Flint, Michigan can’t seem to catch a break.
This one proud titan city, where some of the brilliant minds that helped birth the automotive industry had lived and worked, was brought low once the factories closed, leaving the city desperate to figure out what next.
The city had built itself around the automotive industry. So much so, that there was a short-lived amusement park in honor of it. After those jobs left though, the city and its leaders struggled with what to do next. Something many of us have had to face personally. We rely on something always being there and when it’s gone…what do we do?
That was when the decline started for the city and it too decades to finally halt it and to start fighting in earnest against it. That isn’t to say that people weren’t always fighting but it takes time to really understand how deep some wounds are. We are still reeling from COVID-19 and it’s been several years now since its apex.

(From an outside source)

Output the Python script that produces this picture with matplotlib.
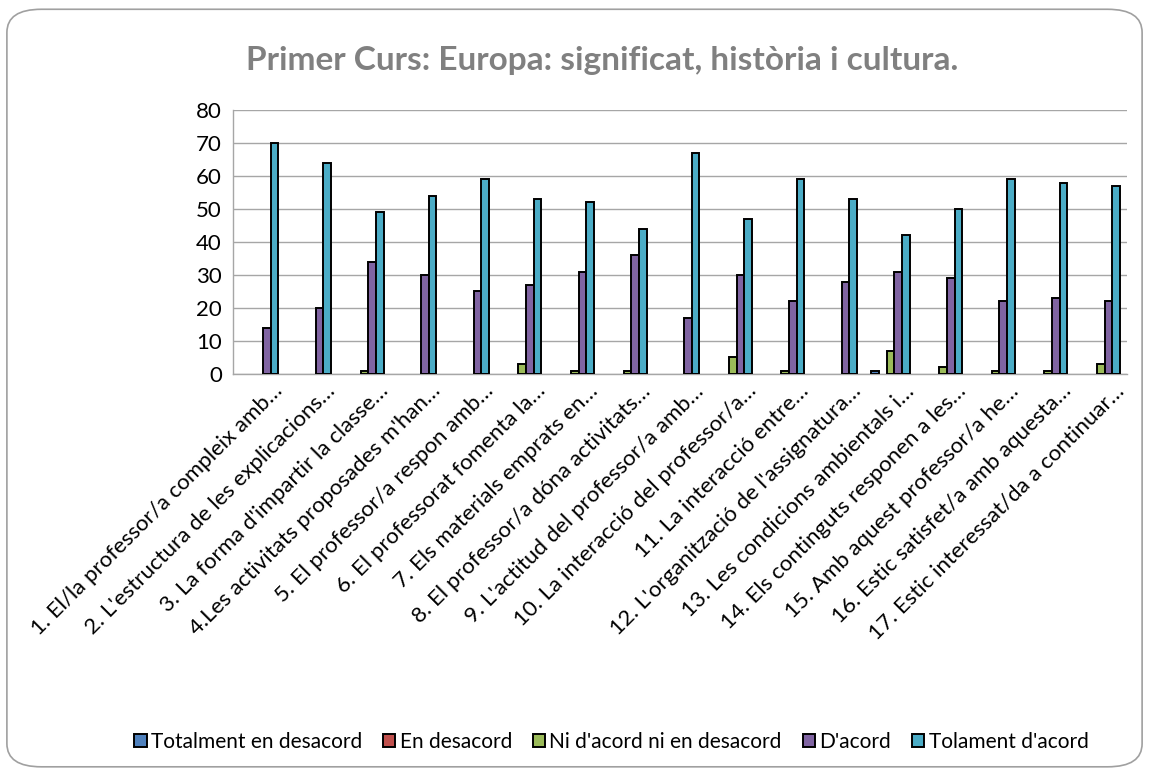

Since 2014, the city of Flint has seen a massive water crisis, COVID-19, drama with the city council, school closures, corruption, and the hits keep coming. Some wounds have been self-inflicted but others weren’t.
At the heart of all of it are the people that are there, going through it all. Fighting through it all.
The prevalence of ruin-porn has become larger and larger as it has become monetized via social platforms and the influx of “citizen journalists” and “documentary crews” has been a part of it. When the water crisis hit there were all manner of wannabe journalists that came here wanting to tell the story. They wanted to scandal, the drama, and the blood.
And there was plenty to go around.
They wanted enough juice from the lemon to get some publicity and to make some money for the story, photos, or videos.
Oh, sure, some really wanted to help, but most of them were just taking advantage of people who felt voiceless and wanted to tell their stories.
We lived it.
We went through it.
It was surreal.
We had a stack of bottled water in our dining room.
Even today, eleven years after it started we haven’t gotten resolution to the settlement over the whole thing – though it IS getting closer, it seems.
There are lots of sad stories in Flint, and they deserve to be told. But to just tell those stories and pretend that’s all there is to the city is a disservice to the place and people, but is also a disservice to the audience. Just like it is to pretend that everything is rosy there.
Go to ANY city and you can cherry pick the blighted areas and the poorer areas. It’s awful, but that’s part of the landscape of the American dream. Some is generational, some institutional, some is a run of horrific luck, and some of it is just bad choices.
We see the blight in cities because in small towns we say – oh, that’s just an old farm, when we see a dilapidated barn, overrun land, and a battered home. Or we say someone is eccentric when their house is full of hoarded items from inside to out. We forgive the small towns and rural areas because it’s more spread out. To see concentrated blight is more impactful because it’s all together. It’s not easy to just get rid of though. Someone owns the property and until some sort of imminent domain is pulled, they can do with it as they will. Or won’t.
Some people just cannot afford to do the basic maintenance to keep things up.
It happens.
Sending crews in to speak to people who are stressed, disillusioned, angry, and unheard will always get you views. People love it. Especially with a city like Flint. A “Democratic” city, a city with a lot of lower income, a lot of People of Color, and a lot of bad luck. It allows folks to point and say – yeah, see, that’s why this happened, as they fish for their own bias to put on the city.
Flint is more than its ruin.
It is artists who come together to work on murals to beautify the city.
It is dreamers who pour every dollar they have into a start-up business.
It is foundations serving the people and helping them overcome hardship.
It is after-school programs to educate and enrich children.
It is nonprofits fighting to help people be heard and seen.
It is festivals, and music, and art, and creatives, and business people, and restaurants, and bars, and culture.
Come to one of the summer festivals in Flint and tell me the city is dead.
Tell me it’s ruined.
That doesn’t mean things are perfect, at all.
It means that people are fighting to make the city better.
And the city is nothing if not a bunch of fighters.
Every person in the city of Flint has a story to tell, from the poet looking for love to the lawyer looking for justice to the mother struggling to keep the electricity on in her family’s one-parent home. I am old enough not to believe that the world is fair or just but trying to take advantage of a place and people who had had hardships is just exploitative.
Flint’s hardships are well cataloged by now.
How about telling the stories of people fighting to keep the lights on?
Shoot, I did free and inexpensive events in the city for well over ten years because I love the place and the people.
We need to stop using people’s tragedies to make money.
We need to do better than to go to the hardest hit areas and to speak to a few people and call the story done.
Yeah, Flint has a lot that’s happened to it but showing just the bad parts is like walking into a movie at the end and telling people you saw the show.
You saw nothing.
You learned nothing.
You know nothing.
So stop using Flint as your ruin-porn buffet.
Go create content that changes the world, not that just keeps people ignorant.